There has been a fair amount of asset selling in the UK in the run-up to the new market, and although it may be a slightly different scenario this time, it begs the question: will we see a another mass exodus from the UK as market conditions change? Throughout the mid-90s a number of US companies flocked to buy predominantly UK regional electricity companies. Just a couple of years later, many were beating a hasty retreat prompted by a change in market conditions and government policy.

Ironically, AEP was one of those companies. But this time, the company is in Europe with a different strategy in mind. Pat Hemlepp, an AEP spokesperson explained: “Our strategy has evolved since 1996. Back then we were a wires company looking at the retail market and the wires business. Having studied what we’ve done in the US [in the wholesale business], we are now looking to bring that to Europe.”

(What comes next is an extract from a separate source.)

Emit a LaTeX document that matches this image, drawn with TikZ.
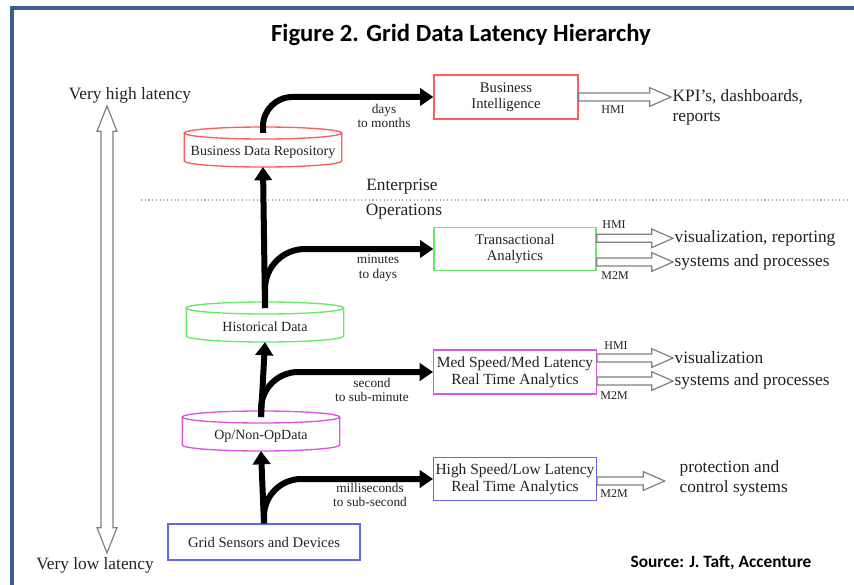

In addition to being the largest generator in the US, AEP has also become a leading wholesale energy marketer and trader. It now ranks second in the US in electricity volume and has a growing presence in natural gas.

AEP has had an office in the UK for 18 months but has been waiting for the right assets to back its trading approach. It was more than happy to snap up EME’s ‘cast-offs’. “When we first set up, we wanted assets but felt we would be paying too much based on the market conditions,” said Hemlepp.

At $910m for 4000 MW, AEP is paying about $200/kW, which according to the company is an attractive price based on current market conditions in the UK. Hemlepp explained: “Electricity prices have bottomed out. The forward price curve shows no escalation but prices won’t go much lower. This means we can be profitable at the price we paid.”

What makes this an interesting transaction is that it will demonstrate that the key to being successful in a fully deregulated market is first to have a full understanding of the market and secondly, know how to best utilise your assets by taking an integrated approach right across the energy supply chain. Hemlepp said: “The first thing we did was hire an analyst to set up a knowledge-base about the market. We are constantly analysing the market and purchases are based on what the projections show us. Most significantly, these two assets are the first step in our asset-backed approach to electricity trading. The plants will be used differently to how they were used before. They will work closely with the trading office”

It will be interesting to see how power companies like AEP, Duke Energy, Enron and TXU Energy make their money in the future. Certainly in the right hands, a ‘worthless’ asset could turn out to be a priceless antique.